## Margins of error aren't actually hard to understand. If you're having trouble, blame pollsters who are being deliberately opaque.

I reported last week on a television sting operation that appeared to show polling agencies offering to manipulate their results for money and/or on the asking of undercover reporters posing as political consultants. I cannot really offer an opinion its authenticity – especially having been given access to edited footage only – so I'd offer instead that you watch for yourselves to make up your minds. The channel's put up all the links here (note: most of it is in Hindi).

But there's one part of it that's of particular significance, and that is 'margins of error'. In the sting, several pollsters appear to be offering to manipulate the margins of error in their surveys, which they tell the undercover reporters will allow them to show more seats in the tally of the political party they are shilling for. One pollster offers to raise the margin of error from 3 to 5%, and another memorably tells the undercover reporter: "What does Uttar Pradesh's public understand of margins of error?"

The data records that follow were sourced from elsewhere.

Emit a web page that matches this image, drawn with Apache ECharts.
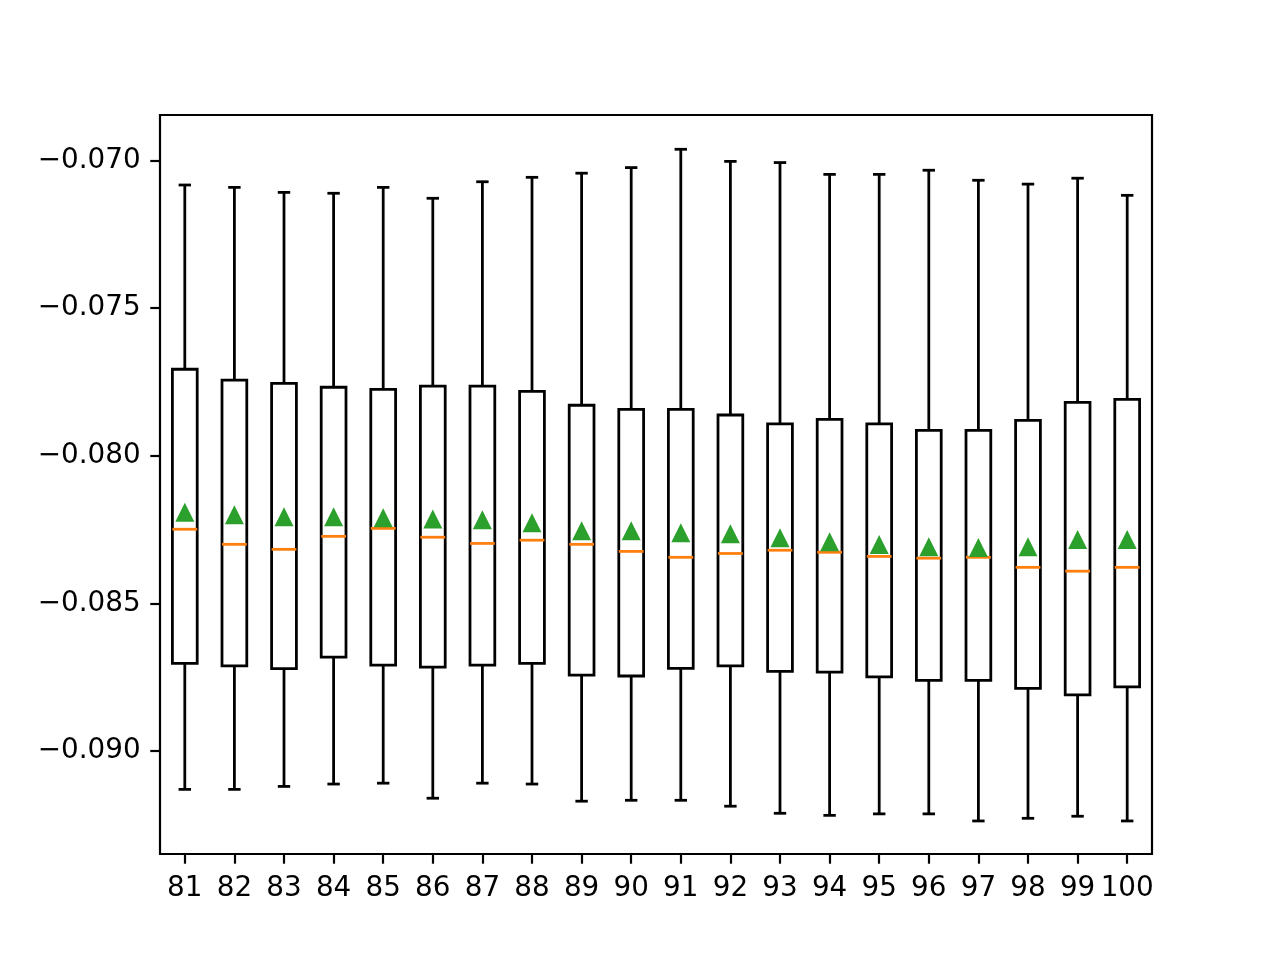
<!DOCTYPE html>
<html>
<head>
<meta charset="utf-8">
<script src="https://cdn.jsdelivr.net/npm/echarts@6/dist/echarts.min.js"></script>
<style>html,body{margin:0;padding:0;background:#fff}#chart{width:1280px;height:960px}</style>
</head>
<body>
<div id="chart"></div>
<script>
var categories = ['81','82','83','84','85','86','87','88','89','90','91','92','93','94','95','96','97','98','99','100'];
var whiskerLow = [-0.09130,-0.09130,-0.09120,-0.09112,-0.09109,-0.09160,-0.09109,-0.09112,-0.09170,-0.09167,-0.09167,-0.09187,-0.09211,-0.09218,-0.09213,-0.09213,-0.09237,-0.09228,-0.09221,-0.09237];
var q1 = [-0.08703,-0.08712,-0.08721,-0.08682,-0.08709,-0.08716,-0.08709,-0.08703,-0.08743,-0.08746,-0.08720,-0.08712,-0.08730,-0.08733,-0.08749,-0.08761,-0.08761,-0.08788,-0.08810,-0.08783];
var medians = [-0.08249,-0.08300,-0.08317,-0.08273,-0.08246,-0.08276,-0.08297,-0.08286,-0.08300,-0.08324,-0.08344,-0.08331,-0.08320,-0.08327,-0.08341,-0.08347,-0.08344,-0.08378,-0.08391,-0.08378];
var q3 = [-0.07707,-0.07744,-0.07755,-0.07768,-0.07775,-0.07764,-0.07764,-0.07782,-0.07829,-0.07843,-0.07843,-0.07862,-0.07892,-0.07877,-0.07892,-0.07914,-0.07914,-0.07880,-0.07819,-0.07809];
var whiskerHigh = [-0.07083,-0.07091,-0.07108,-0.07111,-0.07091,-0.07128,-0.07072,-0.07057,-0.07043,-0.07024,-0.06962,-0.07003,-0.07007,-0.07047,-0.07047,-0.07033,-0.07067,-0.07080,-0.07060,-0.07118];
var means = [-0.08191,-0.08200,-0.08207,-0.08207,-0.08210,-0.08214,-0.08217,-0.08227,-0.08254,-0.08254,-0.08261,-0.08264,-0.08278,-0.08291,-0.08301,-0.08308,-0.08311,-0.08308,-0.08284,-0.08284];
var yTicks = [-0.090,-0.085,-0.080,-0.075,-0.070];
var yMin = -0.093489, yMax = -0.068459;

var boxData = categories.map(function (c, i) {
  return [i, whiskerLow[i], q1[i], medians[i], q3[i], whiskerHigh[i]];
});
var meanData = categories.map(function (c, i) { return [i, means[i]]; });

var LW = 2.78;
function renderBox(params, api) {
  var i = api.value(0);
  var band = api.size([1, 0])[0];
  var pMin = api.coord([i, api.value(1)]);
  var pQ1 = api.coord([i, api.value(2)]);
  var pMed = api.coord([i, api.value(3)]);
  var pQ3 = api.coord([i, api.value(4)]);
  var pMax = api.coord([i, api.value(5)]);
  var x = pQ1[0];
  var bw = band * 0.5, cw = band * 0.25;
  var ls = {stroke: '#000', lineWidth: LW, fill: null, lineCap: 'butt'};
  var ms = {stroke: '#ff7f0e', lineWidth: LW, fill: null};
  return {
    type: 'group',
    children: [
      {type: 'line', shape: {x1: x, y1: pQ1[1], x2: x, y2: pMin[1]}, style: ls},
      {type: 'line', shape: {x1: x, y1: pQ3[1], x2: x, y2: pMax[1]}, style: ls},
      {type: 'line', shape: {x1: x - cw / 2, y1: pMin[1], x2: x + cw / 2, y2: pMin[1]}, style: ls},
      {type: 'line', shape: {x1: x - cw / 2, y1: pMax[1], x2: x + cw / 2, y2: pMax[1]}, style: ls},
      {type: 'rect', shape: {x: x - bw / 2, y: pQ3[1], width: bw, height: pQ1[1] - pQ3[1]}, style: {stroke: '#000', lineWidth: LW, fill: null, lineJoin: 'miter'}},
      {type: 'line', shape: {x1: x - bw / 2, y1: pMed[1], x2: x + bw / 2, y2: pMed[1]}, style: ms}
    ]
  };
}

var chart = echarts.init(document.getElementById('chart'), null, {renderer: 'canvas'});
var font = {fontFamily: 'DejaVu Sans', fontSize: 27.8, color: '#000'};
chart.setOption({
  backgroundColor: '#fff',
  animation: false,
  grid: {left: 160, right: 128, top: 115, bottom: 106, show: true, borderColor: '#000', borderWidth: 2.2, backgroundColor: 'transparent', containLabel: false},
  xAxis: {
    type: 'category',
    data: categories,
    boundaryGap: true,
    axisLine: {show: false},
    axisTick: {show: true, alignWithLabel: true, length: 9.7, lineStyle: {color: '#000', width: 2.2}},
    axisLabel: Object.assign({margin: 21, interval: 0}, font),
    splitLine: {show: false}
  },
  yAxis: {
    type: 'value',
    min: yMin,
    max: yMax,
    axisLine: {show: false},
    axisTick: {show: true, length: 9.7, customValues: yTicks, lineStyle: {color: '#000', width: 2.2}},
    axisLabel: Object.assign({
      margin: 19.4,
      customValues: yTicks,
      formatter: function (v) { return (v < 0 ? '\u2212' : '') + Math.abs(v).toFixed(3); }
    }, font),
    splitLine: {show: false}
  },
  series: [
    {
      type: 'custom',
      name: 'box',
      data: boxData,
      encode: {x: 0, y: [1, 2, 3, 4, 5]},
      renderItem: renderBox,
      z: 2
    },
    {
      type: 'scatter',
      name: 'mean',
      data: meanData,
      symbol: 'triangle',
      symbolSize: 19,
      itemStyle: {color: '#2ca02c', opacity: 1},
      z: 3
    }
  ]
});
</script>
</body>
</html>
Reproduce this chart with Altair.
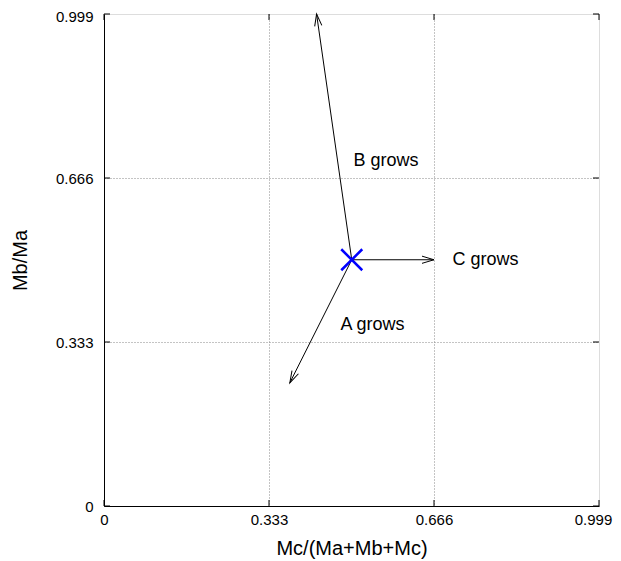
import math
import altair as alt
import pandas as pd

# ---- data ----
tick_values = [0, 0.333, 0.666, 0.999]
center_x = [0.5]
center_y = [0.5]
arrow_names = ["A", "B", "C"]
arrow_x = [0.375, 0.429, 0.666]
arrow_y = [0.25, 0.999, 0.5]
label_text = ["A grows", "B grows", "C grows"]
label_x = [0.542, 0.569, 0.770]
label_y = [0.368, 0.700, 0.500]

FONT = "Liberation Sans"
W, H = 495, 492
xscale = alt.Scale(domain=[0, 0.999], nice=False, zero=False)
yscale = alt.Scale(domain=[0, 0.999], nice=False, zero=False)

arrows = pd.DataFrame({
    "name": arrow_names,
    "x0": center_x * 3,
    "y0": center_y * 3,
    "x1": arrow_x,
    "y1": arrow_y,
})
arrows["angle"] = [
    (math.degrees(math.atan2((x1 - x0) * W, (y1 - y0) * H)) + 360) % 360
    for x0, y0, x1, y1 in zip(arrows.x0, arrows.y0, arrows.x1, arrows.y1)
]

grid_cond = {"condition": {"test": "datum.value < 0.01 || datum.value > 0.99", "value": 0}, "value": 1}
last_shift_x = {"condition": {"test": "datum.value > 0.99", "value": -6}, "value": 0}
last_shift_y = {"condition": {"test": "datum.value > 0.99", "value": 2}, "value": 0}

xaxis = alt.Axis(values=tick_values, format=".3~f", title="Mc/(Ma+Mb+Mc)",
                 ticks=False, labelPadding=6, labelFontSize=15, labelFont=FONT,
                 labelColor="black", titleFont=FONT, titleFontSize=20,
                 titleFontWeight="normal", titleColor="black", titlePadding=11,
                 grid=True, gridDash=[1, 2], gridColor="#888888", gridOpacity=grid_cond,
                 domainColor="black", labelFlush=False, labelOffset=last_shift_x)
yaxis = alt.Axis(values=tick_values, format=".3~f", title="Mb/Ma",
                 ticks=False, labelPadding=11, labelFontSize=15, labelFont=FONT,
                 labelColor="black", titleFont=FONT, titleFontSize=20,
                 titleFontWeight="normal", titleColor="black", titlePadding=25,
                 grid=True, gridDash=[1, 2], gridColor="#888888", gridOpacity=grid_cond,
                 domainColor="black", labelFlush=False, labelOffset=last_shift_y)

lines = alt.Chart(arrows).mark_rule(color="black", strokeWidth=1).encode(
    x=alt.X("x0:Q", scale=xscale, axis=xaxis),
    y=alt.Y("y0:Q", scale=yscale, axis=yaxis),
    x2="x1:Q",
    y2="y1:Q",
)

heads = alt.Chart(arrows).mark_point(
    shape="M-0.3,1L0,0L0.3,1", filled=False, stroke="black", strokeWidth=1,
    size=576, opacity=1,
).encode(
    x=alt.X("x1:Q", scale=xscale),
    y=alt.Y("y1:Q", scale=yscale),
    angle=alt.Angle("angle:Q", scale=None),
)

center = alt.Chart(pd.DataFrame({"x": center_x, "y": center_y})).mark_point(
    shape="M-1,-1L1,1M-1,1L1,-1", filled=False, stroke="#0000ff", strokeWidth=2.5,
    size=441, opacity=1,
).encode(x=alt.X("x:Q", scale=xscale), y=alt.Y("y:Q", scale=yscale))

labels = alt.Chart(pd.DataFrame({"t": label_text, "x": label_x, "y": label_y})).mark_text(
    font=FONT, fontSize=18, color="black", align="center", baseline="middle",
).encode(x=alt.X("x:Q", scale=xscale), y=alt.Y("y:Q", scale=yscale), text="t:N")

# inward tick marks on all four sides
tick_len = 144
left_t = alt.Chart(pd.DataFrame({"v": tick_values})).mark_point(
    shape="M0,0L1,0", filled=False, stroke="black", strokeWidth=1, size=tick_len, opacity=1
).encode(x=alt.value(0), y=alt.Y("v:Q", scale=yscale))
right_t = alt.Chart(pd.DataFrame({"v": tick_values})).mark_point(
    shape="M0,0L-1,0", filled=False, stroke="black", strokeWidth=1, size=tick_len, opacity=1
).encode(x=alt.value(W), y=alt.Y("v:Q", scale=yscale))
bottom_t = alt.Chart(pd.DataFrame({"v": tick_values})).mark_point(
    shape="M0,0L0,-1", filled=False, stroke="black", strokeWidth=1, size=tick_len, opacity=1
).encode(y=alt.value(H), x=alt.X("v:Q", scale=xscale))
top_t = alt.Chart(pd.DataFrame({"v": tick_values})).mark_point(
    shape="M0,0L0,1", filled=False, stroke="black", strokeWidth=1, size=tick_len, opacity=1
).encode(y=alt.value(0), x=alt.X("v:Q", scale=xscale))

chart = alt.layer(lines, heads, labels, left_t, right_t, bottom_t, top_t, center).properties(
    width=W, height=H,
    autosize=alt.AutoSizeParams(type="none"),
    padding={"left": 96, "top": 6, "right": 14, "bottom": 54},
).configure_view(stroke="black", strokeWidth=1).configure(background="white")

chart.save("out.html", embed_options={"renderer": "svg", "actions": False})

UP's – and most other states' – publics might not understand much about margins of errors at the moment, but that's because of the criminal opacity of most polls (for starters, more than half of the 11 pollsters I tried to contact didn’t have websites), and the complicity of the media that often presents findings without disclosing the methodology. It really shouldn't be that complicated.

At its essence, what the margin of error is, is a statistical estimation of the amount of uncertainty introduced by the fact that only a small proportion of the whole is being sampled. So if I was surveying a class of 100 students and spoke to all of them, my margin of error would be 0. If a spoke to a proportion, my margin of error would be calculated from a mathematical equation. As the size of the sample rises, the margin of error is supposed to fall. However, this relationship does not proceed linearly.

In India, a perfectly representative sample of 1200 people, whether for a state or for the country, yields a margin of error of about 4%, and a sample of 2-3,000 people yields a margin of error of around +/- 3% (with a confidence level of 95% - but ignore that for now), Sanjay Kumar, the well-respected electoral expert and director of the Centre for the Study of Developing Societies (CSDS), told me. This would mean that if 20% of a sample of 2-3,000 people say that they are going to vote for the Bahujan Samaj Party, the actual result should be in the range of 17-23%. That’s what a margin of error means.

Fixing for biases

But it’s important to note that we’re talking here of perfectly representative samples. If a pollster has disproportionately more urban people or too few women or too many upper castes in his sample, that introduces its own element of error. The statistician Nate Silver who founded the blog Five Thirty Eight writes in his book The Signal and The Noise that his model, which essentially relied on aggregating the electoral forecasts of pollsters, calculated its own margins of error for each pollster based among other things on its past performance (a working example of Bayesian priors, for the statistically minded among you). So even if a pollster stated his margin of error at 3.4%, if Mr. Silver found that the pollster’s results tended to be biased towards Republicans, he further adjusted the margin of error himself.

From covering pollsters for a few years now, I have come to the conclusion that many are simply faking the 3% margin of error that has become de rigeur to plant at the end of the poll in parentheses. Mr. Kumar said much the same to me.

When Pew Research, probably the world’s leading pollster, conducted an opinion poll in India over December 2013-January 2014, their margin of error was 3.8%, a number I have literally never seen in an Indian poll. Scott Keeter, director of survey research at Pew, told me that the 3% is a convention that matches a simple random sample of approximately 1,000 in the US while for telephone surveys the margin of error for a sample of 1,000 tends to be around +/- 3.6%. (The 95% confidence level was also a pretty arbitrary convention, Mr. Keeter said.)

For the faking, there isn’t a clear solution. There is nothing theoretically to stop a pollster from making/ hyper-extending the margin of error, Pew’s Mr. Keeter told me. “But this is really the same question as “why don’t pollsters just make up their results to suit their own opinion or that of their client”? The principal constraint on public pollsters is that we all have to maintain our credibility, and if we are proven wrong by the results of the election, it can badly damage that credibility. Similarly, for private or campaign pollsters, they have their livelihood to consider. If their polling is proven to be inaccurate, they will lose their clients,” he said. There are no laws or regulations on polling in the US either, Mr. Keeter said, even though associations of pollsters lay down their own code of ethics.

Perhaps the best we can do is vote with our feet, on pollsters and not just at the polls.